Die Erhöhung der Tilgungsfristen hatte zur Folge, dass in der Statistik für das Jahr 2017 erstmals mehr als zehn Millionen Personen in der Verkehrssünderdatei stehen. Zum Vergleich: Von 2012 bis 2016 hatte es Jahr für Jahr einen Rückgang von rund neun Millionen auf gut 8,5 Millionen Einträge gegeben.

Auffällig in der jüngsten Statistik ist auch, dass es bei den Senioren (65 Jahre und älter) den höchsten Zuwachs bei den in der Datei erfassten Verkehrssündern gab.
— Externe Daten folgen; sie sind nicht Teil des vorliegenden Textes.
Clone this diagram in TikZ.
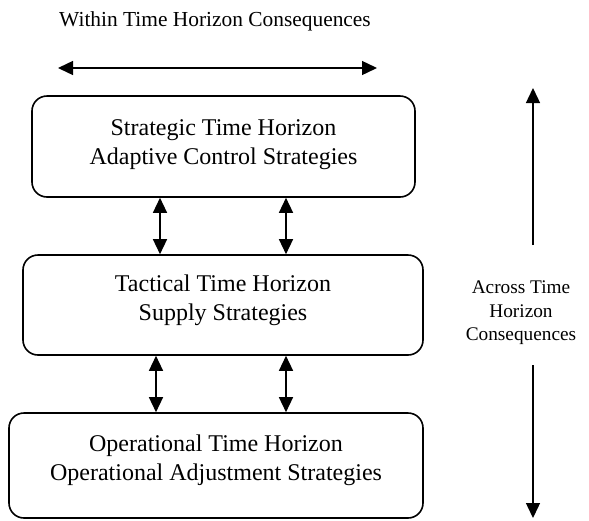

Mit einem Plus von 22,3 Prozent auf rund 1,1 Millionen Einträgen legten die Senioren am meisten von allen Altersgruppen zu.

Experten sprechen sich dafür aus, die Zusammenarbeit der für die Straßen zuständigen Behörden zu verbessern. Würde man etwa Tempokontrollen mit baulichen Maßnahmen wie einer Verkehrsinsel an Ortseinfahrten verbinden, zwinge das zum Abbremsen. „Installieren Sie dahinter noch einen Blitzer, halte ich das für den richten Weg“, sagt etwa der Vorstand des Bundes Niedergelassener Verkehrspsychologen, Karl-Friedrich Voss. Werde jedoch eine Straße falsch geplant, sodass die Hälfte der Autofahrer zu schnell in einen Ort fährt, „kann man nicht einfach einen Blitzer hinstellen und so die Verkehrsteilnehmer zwingen, ihre Geschwindigkeit anzupassen“. Im Gegensatz etwa zu Schweden, wo die Straßenbauer für die Verkehrssicherheit zuständig seien, sei dies in Deutschland nicht klar genug geregelt. Schweden habe neben Großbritannien mit die niedrigste Zahl an Verkehrstoten in Europa. In Großbritannien werden laut Voss die Straßen relativ schmal angelegt. Das macht sie sicherer: Der Verkehrsfluss wird dadurch verdichtet. Da die Autos langsamer fahren müssen, passieren weniger schwere Unfälle.

Den Einsatz von mobilen Blitzanlagen an Unfallschwerpunkten begrüßt Voss. „Es wird vor allem außerhalb der Kernarbeitszeit der Polizei gefährlich gefahren.“ Deshalb sei es gut, wenn man mobile Blitzer auch nachts und an den Wochenenden aufstellen könne. Im Gegensatz zu stationären Blitzern wüssten Autofahrer dann nicht schon vorab, wo sie abbremsen müssten, um danach wieder mit überhöhtem Tempo weiterzufahren.